### Data for processing
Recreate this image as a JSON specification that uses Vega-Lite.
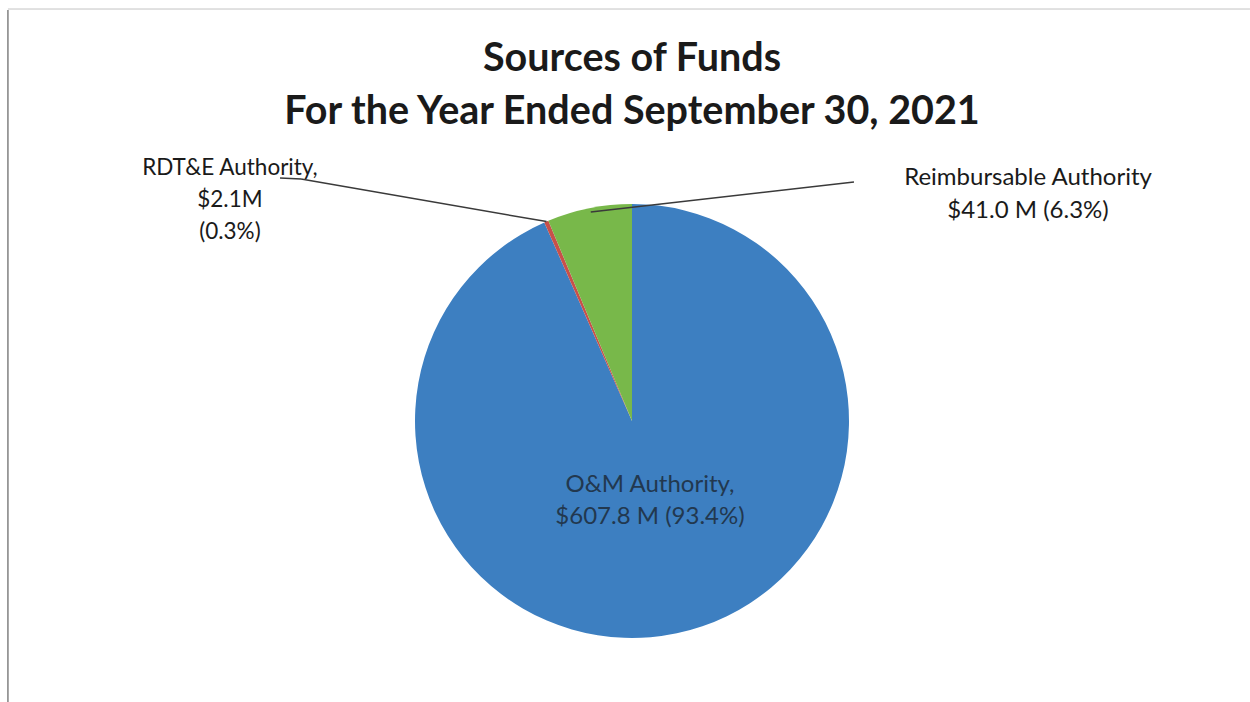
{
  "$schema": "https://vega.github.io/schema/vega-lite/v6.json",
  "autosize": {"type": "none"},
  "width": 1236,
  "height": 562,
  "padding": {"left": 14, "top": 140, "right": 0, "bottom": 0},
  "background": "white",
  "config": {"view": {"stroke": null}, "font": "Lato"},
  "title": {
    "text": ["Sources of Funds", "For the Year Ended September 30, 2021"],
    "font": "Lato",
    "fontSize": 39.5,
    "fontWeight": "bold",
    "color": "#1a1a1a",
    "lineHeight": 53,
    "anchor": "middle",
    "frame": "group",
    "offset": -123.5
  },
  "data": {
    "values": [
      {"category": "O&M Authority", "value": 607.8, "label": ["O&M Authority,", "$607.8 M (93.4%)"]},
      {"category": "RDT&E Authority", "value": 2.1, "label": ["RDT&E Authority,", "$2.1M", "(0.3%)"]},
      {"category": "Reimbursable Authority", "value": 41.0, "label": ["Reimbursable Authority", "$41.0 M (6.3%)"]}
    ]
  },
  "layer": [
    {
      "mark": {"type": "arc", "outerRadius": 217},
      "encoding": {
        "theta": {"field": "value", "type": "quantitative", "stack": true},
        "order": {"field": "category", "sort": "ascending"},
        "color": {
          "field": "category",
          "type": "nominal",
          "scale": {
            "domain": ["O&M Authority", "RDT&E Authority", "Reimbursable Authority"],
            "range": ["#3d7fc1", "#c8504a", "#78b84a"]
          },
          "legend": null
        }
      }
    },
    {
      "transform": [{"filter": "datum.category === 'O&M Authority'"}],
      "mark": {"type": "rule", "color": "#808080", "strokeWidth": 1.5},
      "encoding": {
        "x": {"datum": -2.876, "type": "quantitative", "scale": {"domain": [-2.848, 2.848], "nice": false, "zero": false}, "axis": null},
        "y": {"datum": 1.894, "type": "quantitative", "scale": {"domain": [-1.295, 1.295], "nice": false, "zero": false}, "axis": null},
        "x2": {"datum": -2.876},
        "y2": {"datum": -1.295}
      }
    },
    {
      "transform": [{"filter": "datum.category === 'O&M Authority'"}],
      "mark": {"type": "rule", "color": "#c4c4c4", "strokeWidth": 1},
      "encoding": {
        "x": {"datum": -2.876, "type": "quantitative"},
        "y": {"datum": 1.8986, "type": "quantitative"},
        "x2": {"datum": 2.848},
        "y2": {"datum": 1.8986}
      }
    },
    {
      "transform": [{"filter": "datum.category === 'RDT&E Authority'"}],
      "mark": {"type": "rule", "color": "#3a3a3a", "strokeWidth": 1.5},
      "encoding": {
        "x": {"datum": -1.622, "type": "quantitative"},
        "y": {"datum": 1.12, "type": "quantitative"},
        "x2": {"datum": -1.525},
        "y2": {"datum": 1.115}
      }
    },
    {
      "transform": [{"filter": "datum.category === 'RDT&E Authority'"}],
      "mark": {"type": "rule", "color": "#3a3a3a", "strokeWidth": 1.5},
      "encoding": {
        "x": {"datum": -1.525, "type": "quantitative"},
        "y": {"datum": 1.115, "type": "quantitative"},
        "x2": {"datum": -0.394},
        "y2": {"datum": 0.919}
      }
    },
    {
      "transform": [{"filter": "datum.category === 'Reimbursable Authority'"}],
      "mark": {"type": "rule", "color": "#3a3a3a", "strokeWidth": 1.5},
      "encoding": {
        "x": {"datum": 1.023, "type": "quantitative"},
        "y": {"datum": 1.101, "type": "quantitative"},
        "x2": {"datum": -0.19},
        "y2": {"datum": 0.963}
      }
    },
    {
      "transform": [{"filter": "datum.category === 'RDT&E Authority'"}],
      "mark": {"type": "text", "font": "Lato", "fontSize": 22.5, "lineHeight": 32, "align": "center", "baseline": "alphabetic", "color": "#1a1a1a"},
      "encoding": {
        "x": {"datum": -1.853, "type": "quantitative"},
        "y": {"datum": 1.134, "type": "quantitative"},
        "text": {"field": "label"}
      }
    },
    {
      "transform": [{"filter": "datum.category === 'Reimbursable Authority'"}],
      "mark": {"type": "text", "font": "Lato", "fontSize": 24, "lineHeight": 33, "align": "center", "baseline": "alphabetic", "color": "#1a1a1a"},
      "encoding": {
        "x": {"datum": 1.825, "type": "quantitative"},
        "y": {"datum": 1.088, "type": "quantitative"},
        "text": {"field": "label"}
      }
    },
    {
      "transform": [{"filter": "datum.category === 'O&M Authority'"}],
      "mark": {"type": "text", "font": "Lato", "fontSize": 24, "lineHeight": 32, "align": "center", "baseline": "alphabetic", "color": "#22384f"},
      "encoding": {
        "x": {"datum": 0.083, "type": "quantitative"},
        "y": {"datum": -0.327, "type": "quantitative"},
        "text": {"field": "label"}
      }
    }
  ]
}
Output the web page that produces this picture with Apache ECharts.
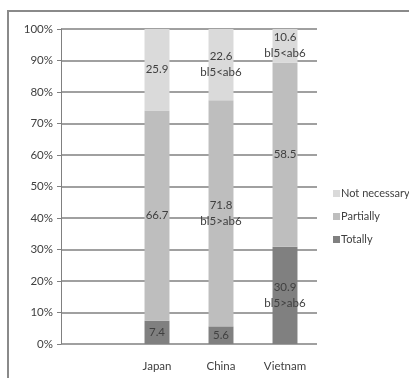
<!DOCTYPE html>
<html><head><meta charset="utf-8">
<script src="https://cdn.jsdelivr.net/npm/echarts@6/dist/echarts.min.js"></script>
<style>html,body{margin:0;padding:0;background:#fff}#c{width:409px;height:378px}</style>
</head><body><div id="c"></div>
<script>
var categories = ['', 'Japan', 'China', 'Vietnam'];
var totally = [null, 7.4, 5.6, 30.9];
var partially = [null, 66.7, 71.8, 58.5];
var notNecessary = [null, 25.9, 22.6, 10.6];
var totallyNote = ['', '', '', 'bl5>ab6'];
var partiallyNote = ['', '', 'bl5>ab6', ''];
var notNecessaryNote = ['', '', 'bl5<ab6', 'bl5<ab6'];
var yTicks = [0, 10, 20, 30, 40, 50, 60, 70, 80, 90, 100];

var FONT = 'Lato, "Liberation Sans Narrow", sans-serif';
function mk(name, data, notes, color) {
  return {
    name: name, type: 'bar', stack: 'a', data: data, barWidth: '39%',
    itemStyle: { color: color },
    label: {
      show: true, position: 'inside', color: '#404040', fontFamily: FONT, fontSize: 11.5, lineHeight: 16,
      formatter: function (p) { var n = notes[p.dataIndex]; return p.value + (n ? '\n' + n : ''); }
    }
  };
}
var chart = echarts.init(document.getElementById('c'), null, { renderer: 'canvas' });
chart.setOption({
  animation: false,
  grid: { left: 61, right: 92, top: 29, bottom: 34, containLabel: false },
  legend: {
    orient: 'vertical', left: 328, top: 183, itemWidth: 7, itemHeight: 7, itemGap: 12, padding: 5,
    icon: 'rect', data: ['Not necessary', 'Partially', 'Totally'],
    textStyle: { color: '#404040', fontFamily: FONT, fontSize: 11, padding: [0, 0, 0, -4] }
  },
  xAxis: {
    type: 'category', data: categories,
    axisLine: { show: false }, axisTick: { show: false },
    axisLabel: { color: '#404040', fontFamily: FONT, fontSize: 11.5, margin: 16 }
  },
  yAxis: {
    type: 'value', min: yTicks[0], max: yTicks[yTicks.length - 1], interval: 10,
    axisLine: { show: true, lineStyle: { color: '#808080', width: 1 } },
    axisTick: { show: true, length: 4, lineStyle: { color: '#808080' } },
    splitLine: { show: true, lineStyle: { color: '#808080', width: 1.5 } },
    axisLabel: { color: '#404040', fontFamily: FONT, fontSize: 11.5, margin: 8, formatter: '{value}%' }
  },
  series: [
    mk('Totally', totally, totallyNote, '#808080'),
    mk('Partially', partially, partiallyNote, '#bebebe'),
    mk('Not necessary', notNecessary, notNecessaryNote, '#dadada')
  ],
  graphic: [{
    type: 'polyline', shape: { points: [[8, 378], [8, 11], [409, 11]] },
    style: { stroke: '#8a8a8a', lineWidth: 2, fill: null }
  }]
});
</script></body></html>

### What this task involves
Please set down each line of the data above exactly as written, without the pictures.

### Written answer
Recreate this image as a JSON specification that uses Vega-Lite.
{
  "$schema": "https://vega.github.io/schema/vega-lite/v6.json",
  "autosize": {"type": "none"},
  "width": 1236,
  "height": 562,
  "padding": {"left": 14, "top": 140, "right": 0, "bottom": 0},
  "background": "white",
  "config": {"view": {"stroke": null}, "font": "Lato"},
  "title": {
    "text": ["Sources of Funds", "For the Year Ended September 30, 2021"],
    "font": "Lato",
    "fontSize": 39.5,
    "fontWeight": "bold",
    "color": "#1a1a1a",
    "lineHeight": 53,
    "anchor": "middle",
    "frame": "group",
    "offset": -123.5
  },
  "data": {
    "values": [
      {"category": "O&M Authority", "value": 607.8, "label": ["O&M Authority,", "$607.8 M (93.4%)"]},
      {"category": "RDT&E Authority", "value": 2.1, "label": ["RDT&E Authority,", "$2.1M", "(0.3%)"]},
      {"category": "Reimbursable Authority", "value": 41.0, "label": ["Reimbursable Authority", "$41.0 M (6.3%)"]}
    ]
  },
  "layer": [
    {
      "mark": {"type": "arc", "outerRadius": 217},
      "encoding": {
        "theta": {"field": "value", "type": "quantitative", "stack": true},
        "order": {"field": "category", "sort": "ascending"},
        "color": {
          "field": "category",
          "type": "nominal",
          "scale": {
            "domain": ["O&M Authority", "RDT&E Authority", "Reimbursable Authority"],
            "range": ["#3d7fc1", "#c8504a", "#78b84a"]
          },
          "legend": null
        }
      }
    },
    {
      "transform": [{"filter": "datum.category === 'O&M Authority'"}],
      "mark": {"type": "rule", "color": "#808080", "strokeWidth": 1.5},
      "encoding": {
        "x": {"datum": -2.876, "type": "quantitative", "scale": {"domain": [-2.848, 2.848], "nice": false, "zero": false}, "axis": null},
        "y": {"datum": 1.894, "type": "quantitative", "scale": {"domain": [-1.295, 1.295], "nice": false, "zero": false}, "axis": null},
        "x2": {"datum": -2.876},
        "y2": {"datum": -1.295}
      }
    },
    {
      "transform": [{"filter": "datum.category === 'O&M Authority'"}],
      "mark": {"type": "rule", "color": "#c4c4c4", "strokeWidth": 1},
      "encoding": {
        "x": {"datum": -2.876, "type": "quantitative"},
        "y": {"datum": 1.8986, "type": "quantitative"},
        "x2": {"datum": 2.848},
        "y2": {"datum": 1.8986}
      }
    },
    {
      "transform": [{"filter": "datum.category === 'RDT&E Authority'"}],
      "mark": {"type": "rule", "color": "#3a3a3a", "strokeWidth": 1.5},
      "encoding": {
        "x": {"datum": -1.622, "type": "quantitative"},
        "y": {"datum": 1.12, "type": "quantitative"},
        "x2": {"datum": -1.525},
        "y2": {"datum": 1.115}
      }
    },
    {
      "transform": [{"filter": "datum.category === 'RDT&E Authority'"}],
      "mark": {"type": "rule", "color": "#3a3a3a", "strokeWidth": 1.5},
      "encoding": {
        "x": {"datum": -1.525, "type": "quantitative"},
        "y": {"datum": 1.115, "type": "quantitative"},
        "x2": {"datum": -0.394},
        "y2": {"datum": 0.919}
      }
    },
    {
      "transform": [{"filter": "datum.category === 'Reimbursable Authority'"}],
      "mark": {"type": "rule", "color": "#3a3a3a", "strokeWidth": 1.5},
      "encoding": {
        "x": {"datum": 1.023, "type": "quantitative"},
        "y": {"datum": 1.101, "type": "quantitative"},
        "x2": {"datum": -0.19},
        "y2": {"datum": 0.963}
      }
    },
    {
      "transform": [{"filter": "datum.category === 'RDT&E Authority'"}],
      "mark": {"type": "text", "font": "Lato", "fontSize": 22.5, "lineHeight": 32, "align": "center", "baseline": "alphabetic", "color": "#1a1a1a"},
      "encoding": {
        "x": {"datum": -1.853, "type": "quantitative"},
        "y": {"datum": 1.134, "type": "quantitative"},
        "text": {"field": "label"}
      }
    },
    {
      "transform": [{"filter": "datum.category === 'Reimbursable Authority'"}],
      "mark": {"type": "text", "font": "Lato", "fontSize": 24, "lineHeight": 33, "align": "center", "baseline": "alphabetic", "color": "#1a1a1a"},
      "encoding": {
        "x": {"datum": 1.825, "type": "quantitative"},
        "y": {"datum": 1.088, "type": "quantitative"},
        "text": {"field": "label"}
      }
    },
    {
      "transform": [{"filter": "datum.category === 'O&M Authority'"}],
      "mark": {"type": "text", "font": "Lato", "fontSize": 24, "lineHeight": 32, "align": "center", "baseline": "alphabetic", "color": "#22384f"},
      "encoding": {
        "x": {"datum": 0.083, "type": "quantitative"},
        "y": {"datum": -0.327, "type": "quantitative"},
        "text": {"field": "label"}
      }
    }
  ]
}
Output the web page that produces this picture with Apache ECharts.
<!DOCTYPE html>
<html><head><meta charset="utf-8">
<script src="https://cdn.jsdelivr.net/npm/echarts@6/dist/echarts.min.js"></script>
<style>html,body{margin:0;padding:0;background:#fff}#c{width:409px;height:378px}</style>
</head><body><div id="c"></div>
<script>
var categories = ['', 'Japan', 'China', 'Vietnam'];
var totally = [null, 7.4, 5.6, 30.9];
var partially = [null, 66.7, 71.8, 58.5];
var notNecessary = [null, 25.9, 22.6, 10.6];
var totallyNote = ['', '', '', 'bl5>ab6'];
var partiallyNote = ['', '', 'bl5>ab6', ''];
var notNecessaryNote = ['', '', 'bl5<ab6', 'bl5<ab6'];
var yTicks = [0, 10, 20, 30, 40, 50, 60, 70, 80, 90, 100];

var FONT = 'Lato, "Liberation Sans Narrow", sans-serif';
function mk(name, data, notes, color) {
  return {
    name: name, type: 'bar', stack: 'a', data: data, barWidth: '39%',
    itemStyle: { color: color },
    label: {
      show: true, position: 'inside', color: '#404040', fontFamily: FONT, fontSize: 11.5, lineHeight: 16,
      formatter: function (p) { var n = notes[p.dataIndex]; return p.value + (n ? '\n' + n : ''); }
    }
  };
}
var chart = echarts.init(document.getElementById('c'), null, { renderer: 'canvas' });
chart.setOption({
  animation: false,
  grid: { left: 61, right: 92, top: 29, bottom: 34, containLabel: false },
  legend: {
    orient: 'vertical', left: 328, top: 183, itemWidth: 7, itemHeight: 7, itemGap: 12, padding: 5,
    icon: 'rect', data: ['Not necessary', 'Partially', 'Totally'],
    textStyle: { color: '#404040', fontFamily: FONT, fontSize: 11, padding: [0, 0, 0, -4] }
  },
  xAxis: {
    type: 'category', data: categories,
    axisLine: { show: false }, axisTick: { show: false },
    axisLabel: { color: '#404040', fontFamily: FONT, fontSize: 11.5, margin: 16 }
  },
  yAxis: {
    type: 'value', min: yTicks[0], max: yTicks[yTicks.length - 1], interval: 10,
    axisLine: { show: true, lineStyle: { color: '#808080', width: 1 } },
    axisTick: { show: true, length: 4, lineStyle: { color: '#808080' } },
    splitLine: { show: true, lineStyle: { color: '#808080', width: 1.5 } },
    axisLabel: { color: '#404040', fontFamily: FONT, fontSize: 11.5, margin: 8, formatter: '{value}%' }
  },
  series: [
    mk('Totally', totally, totallyNote, '#808080'),
    mk('Partially', partially, partiallyNote, '#bebebe'),
    mk('Not necessary', notNecessary, notNecessaryNote, '#dadada')
  ],
  graphic: [{
    type: 'polyline', shape: { points: [[8, 378], [8, 11], [409, 11]] },
    style: { stroke: '#8a8a8a', lineWidth: 2, fill: null }
  }]
});
</script></body></html>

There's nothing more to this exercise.